Mumbai: Since he took over from Anil Kumble as India's Test captain, MS Dhoni has often complained of never getting the pitches that turn and bounce enough to make the most of India's spin-bowling strengths. On the first day of this Mumbai Test, his wish was finally granted. The slightly grassed but bone-dry surface made for an engrossing contest, and India ended the opening day on 266 for 6 after Alastair Cook lost another toss.
Though not as crumbly as the surface on which India and Australia contested a Test in 2004 – it lasted just 202.4 overs – there was significant bounce and appreciable turn from the first session. It needed another marvellous hundred from Cheteshwar Pujara to hold India's innings together, as Monty Panesar marked his return to the England fold with a four-wicket haul. (Adjoining image courtesy BCCI)
In that 2004 game, VVS Laxman stroked a wonderful 69 and there were echoes of his batting in the way Pujara went about his innings. Resolute in defence, assured with his footwork and ruthless against the bad ball, he made light of conditions that claimed far more illustrious colleagues. He put together half-century partnerships with Virat Kohli and Dhoni and then, with the innings listing at 169 for 6, a vital 97 with R Ashwin, whose belligerent 60 frustrated a tiring attack. ( Also read: India vs England, Day 1: Match moments)
Pujara batted 564 minutes and faced 440 balls without being dismissed in Ahmedabad. Here, his defiance spanned 279 balls and six hours. On a surface where could you see more than the odd puff of dust, he was seldom uncertain when tackling the spinners.
England didn't help their cause by once again failing to grasp the half-chances. Pujara was 17 when a lofted cut off James Anderson fell inches short of Nick Compton at point. He was 60 when a diving Anderson grassed a low chance at second slip off Panesar, even as the bowler was about to wheel away in celebration.
When he had 94, England thought they finally had him. But several replays convinced the third umpire that the pull off Graeme Swann had ballooned to midwicket via the turf and Cook's toe.
Between the reprieves, Pujara was especially proficient at working the ball off his pads, whether it was turning or coming to him at pace. It took him 110 balls to bring up his half-century, and with wickets falling around him, he was even more vigilant thereafter.
England got the perfect start when Anderson swung the second ball of the match into Gautam Gambhir's pads. Tony Hill, the umpire, was convinced that it pitched in line and was going on to hit leg. In his 100th Test, Virender Sehwag started promisingly enough. There was a withering swipe through midwicket when Panesar started his spell with a full toss, but also good fortune as fours came off both the inside and outside edges against Anderson.

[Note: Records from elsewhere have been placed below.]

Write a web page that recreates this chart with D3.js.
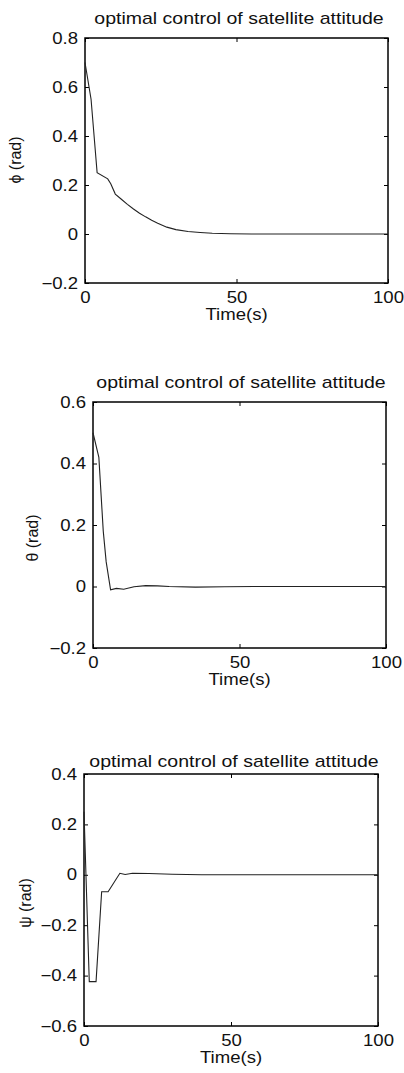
<!DOCTYPE html>
<html lang="en">
<head>
<meta charset="UTF-8">
<title>optimal control of satellite attitude</title>
<script src="https://d3js.org/d3.v7.min.js"></script>
<style>
  body { margin: 0; background: #fff; }
  svg text { font-family: "Liberation Sans", Arial, Helvetica, sans-serif; fill: #111; }
  .curve { fill: none; stroke: #222; stroke-width: 1.1; }
  .frame { fill: none; stroke: #000; stroke-width: 1.5; }
</style>
</head>
<body>
<svg id="chart" width="404" height="1073"></svg>
<script>
// time (s) and attitude angles (rad)
const phiTime = [0, 2, 4, 7.5, 8.5, 10, 12, 14, 16, 18, 20, 22, 24, 27, 30, 34, 38, 42, 48, 55, 100];
const phiValues = [0.70, 0.55, 0.25, 0.225, 0.205, 0.163, 0.142, 0.121, 0.102, 0.085, 0.070, 0.056, 0.044, 0.028, 0.018, 0.010, 0.006, 0.003, 0.001, 0, 0];

const thetaTime = [0, 2, 3.5, 4.5, 6, 8, 10.5, 14, 18, 22, 26, 35, 45, 55, 100];
const thetaValues = [0.50, 0.42, 0.18, 0.08, -0.011, -0.006, -0.009, -0.001, 0.003, 0.002, 0, -0.002, -0.001, 0, 0];

const psiTime = [0, 1.8, 4.1, 6, 8.2, 12.2, 14, 16.5, 22, 30, 40, 100];
const psiValues = [0.25, -0.424, -0.424, -0.067, -0.067, 0.006, 0.001, 0.006, 0.005, 0.002, 0, 0];

const xTicks = [0, 50, 100];
const phiTicks = [-0.2, 0, 0.2, 0.4, 0.6, 0.8];
const thetaTicks = [-0.2, 0, 0.2, 0.4, 0.6];
const psiTicks = [-0.6, -0.4, -0.2, 0, 0.2, 0.4];

const titleText = "optimal control of satellite attitude";
const xLabel = "Time(s)";

// layout of the three stacked panels (pixels)
const panels = [
  { name: "ϕ (rad)", t: phiTime, v: phiValues, ticks: phiTicks,
    left: 85, right: 388, top: 38, bottom: 283, titleX: 239, titleY: 24, labelX: 21, labelY: 160 },
  { name: "θ (rad)", t: thetaTime, v: thetaValues, ticks: thetaTicks,
    left: 93, right: 386, top: 402, bottom: 648, titleX: 241, titleY: 388, labelX: 38, labelY: 538 },
  { name: "ψ (rad)", t: psiTime, v: psiValues, ticks: psiTicks,
    left: 84, right: 378, top: 774, bottom: 1026, titleX: 234, titleY: 767, labelX: 31, labelY: 903 }
];

const svg = d3.select("#chart");
const stretch = 1.16;   // glyphs in the source are a little wide
const fmt = d => d === 0 ? "0" : d3.format(".1f")(d);

panels.forEach(p => {
  const x = d3.scaleLinear().domain([0, 100]).range([p.left, p.right]);
  const y = d3.scaleLinear().domain(d3.extent(p.ticks)).range([p.bottom, p.top]);
  const g = svg.append("g");

  // bottom axis with labels, ticks pointing inwards
  g.append("g")
    .attr("transform", `translate(0,${p.bottom})`)
    .call(d3.axisBottom(x).tickValues(xTicks).tickFormat(d3.format("d")).tickSize(-4).tickPadding(9))
    .call(a => a.select(".domain").remove());

  // mirrored top ticks
  g.append("g")
    .attr("transform", `translate(0,${p.top})`)
    .call(d3.axisTop(x).tickValues(xTicks).tickFormat("").tickSize(-4))
    .call(a => a.select(".domain").remove());

  g.append("g")
    .attr("transform", `translate(${p.left},0)`)
    .call(d3.axisLeft(y).tickValues(p.ticks).tickFormat(fmt).tickSize(-4).tickPadding(6))
    .call(a => a.select(".domain").remove());

  g.append("g")
    .attr("transform", `translate(${p.right},0)`)
    .call(d3.axisRight(y).tickValues(p.ticks).tickFormat("").tickSize(-4))
    .call(a => a.select(".domain").remove());

  g.selectAll(".tick line").attr("stroke", "#000");
  g.selectAll(".tick text")
    .attr("font-size", 16)
    .attr("font-family", null)
    .attr("transform", `scale(${stretch},1)`);

  g.append("rect")
    .attr("class", "frame")
    .attr("x", p.left).attr("y", p.top)
    .attr("width", p.right - p.left).attr("height", p.bottom - p.top);

  const line = d3.line().x((d, i) => x(p.t[i])).y(d => y(d));
  g.append("path").attr("class", "curve").attr("d", line(p.v));

  g.append("text")
    .attr("transform", `translate(${p.titleX},${p.titleY}) scale(1.22,1)`)
    .attr("text-anchor", "middle")
    .attr("font-size", 16)
    .text(titleText);

  g.append("text")
    .attr("transform", `translate(${(p.left + p.right) / 2},${p.bottom + 37}) scale(${stretch},1)`)
    .attr("text-anchor", "middle")
    .attr("font-size", 16)
    .text(xLabel);

  g.append("text")
    .attr("transform", `translate(${p.labelX},${p.labelY}) rotate(-90)`)
    .attr("text-anchor", "middle")
    .attr("font-size", 16)
    .text(p.name);
});
</script>
</body>
</html>
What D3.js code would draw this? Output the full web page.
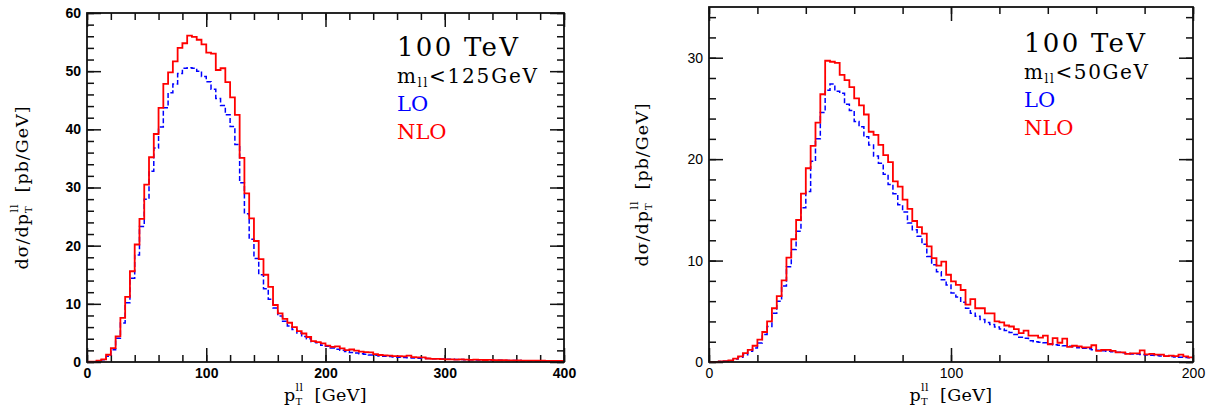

In his prime, Sehwag rarely squandered a start. Lately, however, he has been susceptible, and when Panesar angled one in, he played down the wrong line to be bowled off the pads. Sachin Tendulkar, who arrived to much acclaim, lasted just 12 balls and was beaten by an even better delivery that pitched on leg and took the top of off stump.
Kohli didn't find any fluency but he and Pujara staved off the bowlers till after lunch. But as in Ahmedabad, Kohli couldn't carry on, driving Panesar on the up to Compton at cover.
Yuvraj Singh lasted two balls, playing inside one from Swann that took off stump, and Dhoni came out intent on disturbing the bowlers' rhythm with some aggressive shots. But after making 29, he was undone by the bounce. Panesar teased him forward and the ball took the shoulder of the bat through to gully. Several replays were needed to make sure that Swann's fingers were under the ball.
Ashwin took two fours in an over from Broad, easily the most expensive of the bowlers, but was fortunate that Aleem Dar chose to ignore an excellent shout from Panesar when he had made 19. The rest of the afternoon was an exercise in frustration for England.
The second ball after the new cherry was taken, Pujara pulled Anderson to bring up his century (248 balls) and Ashwin then played some pleasing strokes on either side of the wicket as India batted themselves into a position of strength.
With Umesh Yadav injured, they had sprung a surprise at the toss by giving Harbhajan Singh a 99th Test cap, the first time that India had played three spinners in a Test since Mohali against England in 2006. England replaced Ian Bell with Jonny Bairstow, while Panesar took Tim Bresnan's spot.
And as well as Panesar bowled, the story of the day was once again India's new No.3 – solid, unflappable and in the mood for runs.